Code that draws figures
-*-*-

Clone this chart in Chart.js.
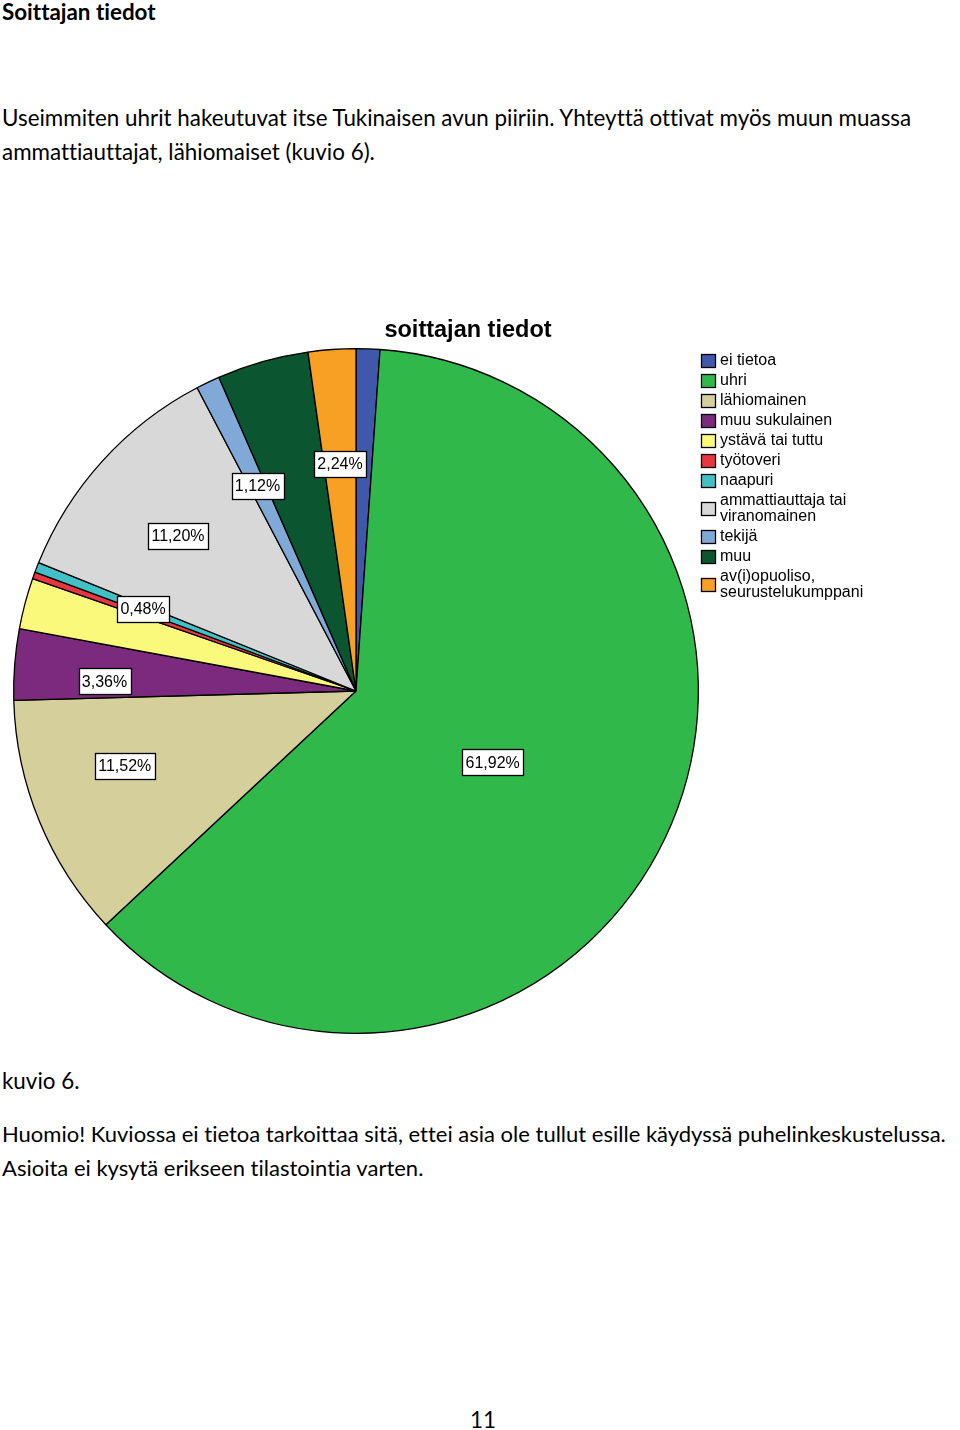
<!DOCTYPE html>
<html><head><meta charset="utf-8">
<script src="https://cdn.jsdelivr.net/npm/chart.js@4/dist/chart.umd.min.js"></script>
<style>
html,body{margin:0;padding:0;background:#fff;width:960px;height:1430px;overflow:hidden}
.t{position:absolute;left:2px;font-family:Lato,"Open Sans",sans-serif;font-size:22.4px;color:#000;white-space:nowrap;line-height:34px;font-variant-ligatures:none;font-feature-settings:"liga" 0}
#cv{position:absolute;left:0;top:300px}
</style></head><body>
<div class="t" style="top:-5px;font-weight:bold">Soittajan tiedot</div>
<div class="t" style="top:101px">Useimmiten uhrit hakeutuvat itse Tukinaisen avun piiriin. Yhteyttä ottivat myös muun muassa<br>ammattiauttajat, lähiomaiset (kuvio 6).</div>
<div class="t" style="top:1064px">kuvio 6.</div>
<div class="t" style="top:1117px;font-size:22px">Huomio! Kuviossa ei tietoa tarkoittaa sitä, ettei asia ole tullut esille käydyssä puhelinkeskustelussa.<br>Asioita ei kysytä erikseen tilastointia varten.</div>
<div class="t" style="top:1403px;left:470px">11</div>
<canvas id="cv" width="960" height="750"></canvas>
<script>
const chartTitle = "soittajan tiedot";
const categories = [
  "ei tietoa", "uhri", "lähiomainen", "muu sukulainen", "ystävä tai tuttu",
  "työtoveri", "naapuri", ["ammattiauttaja tai", "viranomainen"], "tekijä", "muu",
  ["av(i)opuoliso,", "seurustelukumppani"]
];
const percentages = [1.12, 61.92, 11.52, 3.36, 2.40, 0.32, 0.48, 11.20, 1.12, 4.32, 2.24];
const showLabel = [false, true, true, true, false, false, true, true, true, false, true];
const colors = ["#3f58a9", "#31b84b", "#d4cf9b", "#7b2a7e", "#fbf97b", "#e8353f",
  "#41c0c5", "#d8d8d8", "#80a9d8", "#0b5530", "#f7a024"];

const fmt = v => v.toFixed(2).replace(".", ",") + "%";

const labelPlugin = {
  id: "sliceLabels",
  afterDatasetsDraw(chart, args, opts) {
    const ctx = chart.ctx;
    const meta = chart.getDatasetMeta(0);
    ctx.save();
    ctx.font = "16px 'Liberation Sans', Arial, sans-serif";
    ctx.textAlign = "center";
    ctx.textBaseline = "middle";
    meta.data.forEach((arc, i) => {
      if (!showLabel[i]) return;
      const p = arc.getProps(["x", "y", "startAngle", "endAngle", "outerRadius"], true);
      const place = opts.place[i] || [opts.defaultFraction, 0];
      const mid = (p.startAngle + p.endAngle) / 2 + place[1] * Math.PI / 180;
      const cx = p.x + Math.cos(mid) * p.outerRadius * place[0];
      const cy = p.y + Math.sin(mid) * p.outerRadius * place[0];
      const txt = fmt(percentages[i]);
      const w = Math.round(ctx.measureText(txt).width + 7);
      const h = 26;
      const bx = Math.round(cx - w / 2) + 0.5, by = Math.round(cy - h / 2) + 0.5;
      ctx.fillStyle = "#fff";
      ctx.fillRect(bx, by, w, h);
      ctx.strokeStyle = "#000";
      ctx.lineWidth = 1.3;
      ctx.strokeRect(bx, by, w, h);
      ctx.fillStyle = "#000";
      ctx.fillText(txt, cx, cy + 1);
    });
    ctx.restore();
  }
};

const legendPlugin = {
  id: "sideLegend",
  afterDraw(chart, args, opts) {
    const ctx = chart.ctx;
    ctx.save();
    ctx.font = "bold 23.5px 'Liberation Sans', Arial, sans-serif";
    ctx.textAlign = "center";
    ctx.textBaseline = "middle";
    ctx.fillStyle = "#000";
    ctx.fillText(chartTitle, opts.titleX, opts.titleY);
    ctx.font = "16px 'Liberation Sans', Arial, sans-serif";
    ctx.textAlign = "left";
    let y = opts.y;
    categories.forEach((lab, i) => {
      const lines = Array.isArray(lab) ? lab : [lab];
      const boxCy = y + (lines.length - 1) * opts.lineH / 2;
      const by = Math.round(boxCy - 7) + 0.5;
      ctx.fillStyle = colors[i];
      ctx.fillRect(opts.x + 0.5, by, 14, 13);
      ctx.strokeStyle = "#000";
      ctx.lineWidth = 1.3;
      ctx.strokeRect(opts.x + 0.5, by, 14, 13);
      ctx.fillStyle = "#000";
      lines.forEach((ln, k) => ctx.fillText(ln, opts.x + 19, y + k * opts.lineH));
      y += opts.rowH + (lines.length - 1) * opts.lineH;
    });
    ctx.restore();
  }
};

new Chart(document.getElementById("cv"), {
  type: "pie",
  data: {
    labels: categories.map(c => Array.isArray(c) ? c.join(" ") : c),
    datasets: [{
      data: percentages,
      backgroundColor: colors,
      borderColor: "#000",
      borderWidth: 1.3,
      hoverOffset: 0
    }]
  },
  options: {
    responsive: false,
    animation: false,
    events: [],
    layout: { padding: { left: 13, top: 48, right: 261, bottom: 16 } },
    plugins: {
      legend: { display: false },
      tooltip: { enabled: false },
      title: { display: false },
      sliceLabels: {
        defaultFraction: 0.69,
        place: { 1: [0.45, 2], 2: [0.71, 4.4], 3: [0.735, -2.3], 6: [0.667, 0], 7: [0.69, -1.1], 8: [0.665, 0], 10: [0.665, 0] }
      },
      sideLegend: { x: 701, y: 60.5, lineH: 16, rowH: 20, titleX: 468, titleY: 30.5 }
    }
  },
  plugins: [labelPlugin, legendPlugin]
});
</script>
</body></html>
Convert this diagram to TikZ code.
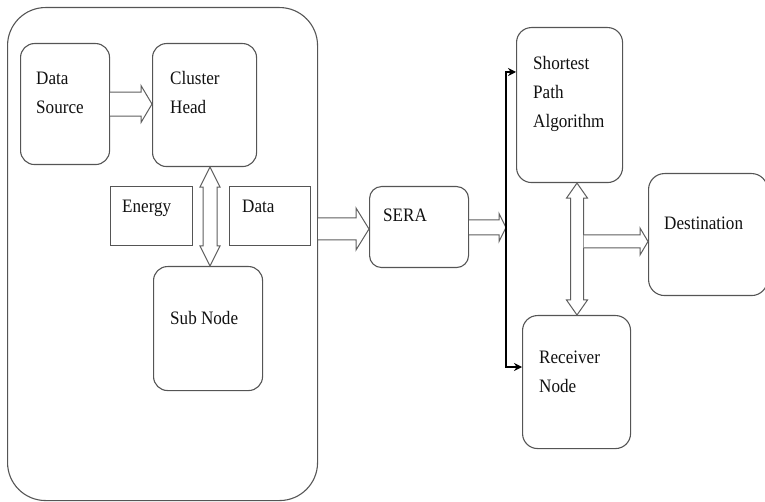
\documentclass[tikz,border=0pt]{standalone}
\usepackage{fontspec}
\setmainfont{Liberation Serif}[FakeStretch=0.9]
\usetikzlibrary{calc,arrows.meta}

\definecolor{linegray}{HTML}{555555}
\definecolor{arrowgray}{HTML}{5E5E5E}
\definecolor{inkcol}{HTML}{111111}

\tikzset{
  box/.style={draw=linegray, line width=1.1pt, inner sep=0pt, anchor=north west},
  txt/.style={inner sep=0pt, anchor=base west, text=inkcol,
              font=\fontsize{19}{29}\selectfont},
  multi/.style={txt, text width=130pt, align=left},
  hollow/.style={draw=arrowgray, line width=1pt, fill=white, line join=miter},
  bus/.style={draw=black, line width=1.6pt,
              {Stealth[length=8pt,width=8pt]}-{Stealth[length=8pt,width=8pt]}}
}

% hollow block arrow pointing right: tail, tip, shaft half, head half, head length
\newcommand\blockright[5]{%
  \draw[hollow] let \p1=#1, \p2=#2 in
    (\x1,\y1+#3) -- (\x2-#5,\y1+#3) -- (\x2-#5,\y1+#4) -- (\x2,\y1)
    -- (\x2-#5,\y1-#4) -- (\x2-#5,\y1-#3) -- (\x1,\y1-#3);}

% hollow vertical double block arrow: top tip, bottom tip, shaft half, head half, head length
\newcommand\blockupdown[5]{%
  \draw[hollow] let \p1=#1, \p2=#2 in
    (\x1,\y1) -- (\x1+#4,\y1-#5) -- (\x1+#3,\y1-#5) -- (\x1+#3,\y2+#5)
    -- (\x1+#4,\y2+#5) -- (\x1,\y2) -- (\x1-#4,\y2+#5) -- (\x1-#3,\y2+#5)
    -- (\x1-#3,\y1-#5) -- (\x1-#4,\y1-#5) -- cycle;}

\begin{document}
\begin{tikzpicture}[x=1pt, y=-1pt]
  \useasboundingbox (0,0) rectangle (765,502);

  % cluster region
  \node[box, rounded corners=38pt, minimum width=310pt, minimum height=493pt] (outer) at (7,7) {};

  % boxes
  \node[box, rounded corners=14pt, minimum width=89pt,  minimum height=121pt] (ds)  at (20,43) {};
  \node[box, rounded corners=14pt, minimum width=104pt, minimum height=123pt] (ch)  at (152,43) {};
  \node[box, minimum width=82pt, minimum height=59pt] (en) at (110,186) {};
  \node[box, minimum width=81pt, minimum height=59pt] (da) at (229,186) {};
  \node[box, rounded corners=14pt, minimum width=109pt, minimum height=124pt] (sub) at (153,266) {};
  \node[box, rounded corners=12pt, minimum width=99pt,  minimum height=81pt]  (sera) at (369,186) {};
  \node[box, rounded corners=15pt, minimum width=106pt, minimum height=155pt] (spa) at (516,27) {};
  \node[box, rounded corners=15pt, minimum width=108pt, minimum height=133pt] (rcv) at (522,315) {};
  \node[box, rounded corners=16pt, minimum width=119pt, minimum height=122pt] (dst) at (648,173) {};

  % labels
  \node[multi] (dsT)  at (36,85)   {Data\\Source};
  \node[multi] (chT)  at (170,85)  {Cluster\\Head};
  \node[txt]   (enT)  at (122,213) {Energy};
  \node[txt]   (daT)  at (242,213) {Data};
  \node[txt]   (subT) at (170,324) {Sub Node};
  \node[txt]   (seT)  at (383,222) {SERA};
  \node[multi] (spT)  at (533,70)  {Shortest\\Path\\Algorithm};
  \node[multi] (rcT)  at (539,363) {Receiver\\Node};
  \node[txt]   (dtT)  at (664,230) {Destination};

  % bus points
  \coordinate (bt) at (506,72);
  \coordinate (bb) at (506,367);
  \coordinate (mid) at (583.5,241.5);

  % block arrows
  \blockright{(ds.east)}{(ch.west |- ds.east)}{12pt}{18.5pt}{11pt}
  \blockupdown{(ch.south -| 210,0)}{(sub.north -| 210,0)}{7pt}{10pt}{20pt}
  \blockright{(outer.east |- 0,229)}{(sera.west |- 0,229)}{11pt}{21pt}{13pt}
  \blockright{(sera.east |- 0,227.5)}{(bt |- 0,227.5)}{7.5pt}{14pt}{7pt}
  \blockupdown{(spa.south -| 577,0)}{(rcv.north -| 577,0)}{6.5pt}{10.5pt}{15pt}
  \blockright{(mid)}{(dst.west |- mid)}{6.5pt}{13.5pt}{8pt}

  % distribution line to the two right-hand blocks
  \draw[bus] (spa.west |- bt) -- (bt) -- (bb) -- (rcv.west |- bb);
\end{tikzpicture}
\end{document}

-*-*-

**YOUR INSTRUCTIONS:** Copy all lines from the material that include "this".

**PROBLEM SOLUTION:**
Clone this chart in Chart.js.
Convert this diagram to TikZ code.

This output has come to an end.